### [WRITTEN EXERCISE]
Write out the listing below exactly, and omit any images you find in it.

### [DATA PROVIDED]
☆ ☆ ☆ ☆ ☆ ☆ ☆
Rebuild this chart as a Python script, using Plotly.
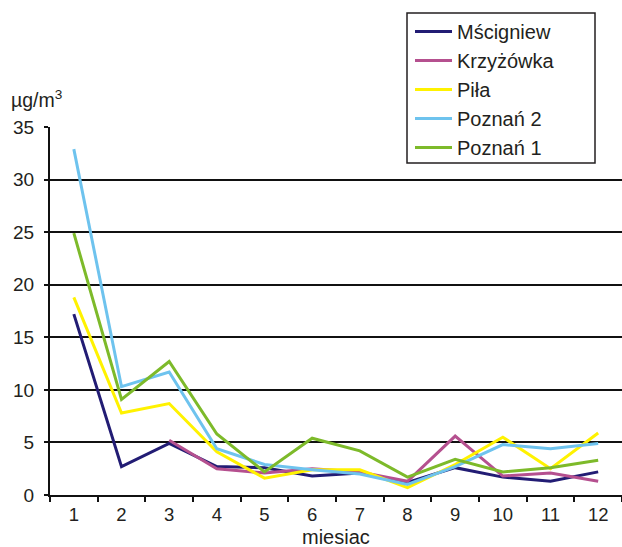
import plotly.graph_objects as go

months = [str(m) for m in range(1, 13)]
y_ticks = [0, 5, 10, 15, 20, 25, 30, 35]

mscigniew = [17.2, 2.7, 4.9, 2.7, 2.6, 1.8, 2.1, 1.2, 2.6, 1.7, 1.3, 2.2]
krzyzowka = [None, None, 5.2, 2.5, 2.1, 2.5, 2.2, 1.3, 5.6, 1.8, 2.1, 1.3]
pila = [18.8, 7.8, 8.7, 4.1, 1.6, 2.4, 2.4, 0.7, 2.9, 5.5, 2.5, 5.9]
poznan2 = [32.9, 10.3, 11.7, 4.4, 2.9, 2.4, 2.0, 1.0, 2.7, 4.8, 4.4, 4.9]
poznan1 = [24.9, 9.1, 12.7, 5.8, 2.2, 5.4, 4.2, 1.7, 3.4, 2.2, 2.6, 3.3]

series = [
    ("Mścigniew", mscigniew, "#221c74"),
    ("Krzyżówka", krzyzowka, "#b5508f"),
    ("Piła", pila, "#fff200"),
    ("Poznań 2", poznan2, "#6ec3ee"),
    ("Poznań 1", poznan1, "#7dba2a"),
]

FONT = "Liberation Sans, Arial, sans-serif"
TXT = "#231f20"

# pixel helpers (plot area: x 50..622, y 127..495)
def px(x):
    return (x - 50) / 572

def py(y):
    return (495 - y) / 368

fig = go.Figure()
for i, (name, vals, col) in enumerate(series):
    fig.add_trace(go.Scatter(
        x=months, y=vals, name=name, mode="lines",
        line=dict(color=col, width=3),
        connectgaps=False,
    ))

fig.update_layout(
    width=622, height=547,
    margin=dict(l=50, r=0, t=127, b=52),
    paper_bgcolor="white", plot_bgcolor="white",
    font=dict(family=FONT, size=19, color=TXT),
    showlegend=True,
    legend=dict(
        x=px(410), y=py(12), xanchor="left", yanchor="top",
        bgcolor="rgba(0,0,0,0)", borderwidth=0,
        font=dict(family=FONT, size=20, color=TXT),
        traceorder="normal",
        itemwidth=37,
    ),
    shapes=[dict(
        type="rect", xref="paper", yref="paper",
        x0=px(407), x1=px(595), y0=py(163), y1=py(13),
        line=dict(color="#231f20", width=1.5), fillcolor="white",
        layer="above",
    )],
    xaxis=dict(
        type="category", range=[-0.5, 11.5],
        showgrid=False, showline=True, linecolor="#111", linewidth=2,
        ticks="outside", ticklen=5, tickwidth=2, tickcolor="#111",
        tickson="boundaries", ticklabelstandoff=2,
        tickfont=dict(family=FONT, size=18.5, color=TXT),
    ),
    yaxis=dict(
        range=[0, 35], tickmode="array", tickvals=y_ticks,
        showgrid=True, gridcolor="#111", gridwidth=2,
        showline=True, linecolor="#111", linewidth=2,
        ticks="outside", ticklen=4, tickwidth=2, tickcolor="#111",
        zeroline=False, ticklabelstandoff=6,
        tickfont=dict(family=FONT, size=19, color=TXT),
    ),
    annotations=[
        dict(
            text="µg/m<sup>3</sup>", xref="paper", yref="paper",
            x=px(9), y=py(113), xanchor="left", yanchor="bottom",
            showarrow=False, font=dict(family=FONT, size=19.5, color=TXT),
        ),
        dict(
            text="miesiac", xref="paper", yref="paper",
            x=0.5, y=py(547), xanchor="center", yanchor="bottom",
            yshift=-3, showarrow=False, font=dict(family=FONT, size=20, color=TXT),
        ),
    ],
)

fig.write_html("out.html")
☆ ☆ ☆ ☆ ☆ ☆ ☆
### [SOLUTION FOR THIS TASK]
Rebuild this chart as a Python script, using Plotly.
import plotly.graph_objects as go

months = [str(m) for m in range(1, 13)]
y_ticks = [0, 5, 10, 15, 20, 25, 30, 35]

mscigniew = [17.2, 2.7, 4.9, 2.7, 2.6, 1.8, 2.1, 1.2, 2.6, 1.7, 1.3, 2.2]
krzyzowka = [None, None, 5.2, 2.5, 2.1, 2.5, 2.2, 1.3, 5.6, 1.8, 2.1, 1.3]
pila = [18.8, 7.8, 8.7, 4.1, 1.6, 2.4, 2.4, 0.7, 2.9, 5.5, 2.5, 5.9]
poznan2 = [32.9, 10.3, 11.7, 4.4, 2.9, 2.4, 2.0, 1.0, 2.7, 4.8, 4.4, 4.9]
poznan1 = [24.9, 9.1, 12.7, 5.8, 2.2, 5.4, 4.2, 1.7, 3.4, 2.2, 2.6, 3.3]

series = [
    ("Mścigniew", mscigniew, "#221c74"),
    ("Krzyżówka", krzyzowka, "#b5508f"),
    ("Piła", pila, "#fff200"),
    ("Poznań 2", poznan2, "#6ec3ee"),
    ("Poznań 1", poznan1, "#7dba2a"),
]

FONT = "Liberation Sans, Arial, sans-serif"
TXT = "#231f20"

# pixel helpers (plot area: x 50..622, y 127..495)
def px(x):
    return (x - 50) / 572

def py(y):
    return (495 - y) / 368

fig = go.Figure()
for i, (name, vals, col) in enumerate(series):
    fig.add_trace(go.Scatter(
        x=months, y=vals, name=name, mode="lines",
        line=dict(color=col, width=3),
        connectgaps=False,
    ))

fig.update_layout(
    width=622, height=547,
    margin=dict(l=50, r=0, t=127, b=52),
    paper_bgcolor="white", plot_bgcolor="white",
    font=dict(family=FONT, size=19, color=TXT),
    showlegend=True,
    legend=dict(
        x=px(410), y=py(12), xanchor="left", yanchor="top",
        bgcolor="rgba(0,0,0,0)", borderwidth=0,
        font=dict(family=FONT, size=20, color=TXT),
        traceorder="normal",
        itemwidth=37,
    ),
    shapes=[dict(
        type="rect", xref="paper", yref="paper",
        x0=px(407), x1=px(595), y0=py(163), y1=py(13),
        line=dict(color="#231f20", width=1.5), fillcolor="white",
        layer="above",
    )],
    xaxis=dict(
        type="category", range=[-0.5, 11.5],
        showgrid=False, showline=True, linecolor="#111", linewidth=2,
        ticks="outside", ticklen=5, tickwidth=2, tickcolor="#111",
        tickson="boundaries", ticklabelstandoff=2,
        tickfont=dict(family=FONT, size=18.5, color=TXT),
    ),
    yaxis=dict(
        range=[0, 35], tickmode="array", tickvals=y_ticks,
        showgrid=True, gridcolor="#111", gridwidth=2,
        showline=True, linecolor="#111", linewidth=2,
        ticks="outside", ticklen=4, tickwidth=2, tickcolor="#111",
        zeroline=False, ticklabelstandoff=6,
        tickfont=dict(family=FONT, size=19, color=TXT),
    ),
    annotations=[
        dict(
            text="µg/m<sup>3</sup>", xref="paper", yref="paper",
            x=px(9), y=py(113), xanchor="left", yanchor="bottom",
            showarrow=False, font=dict(family=FONT, size=19.5, color=TXT),
        ),
        dict(
            text="miesiac", xref="paper", yref="paper",
            x=0.5, y=py(547), xanchor="center", yanchor="bottom",
            yshift=-3, showarrow=False, font=dict(family=FONT, size=20, color=TXT),
        ),
    ],
)

fig.write_html("out.html")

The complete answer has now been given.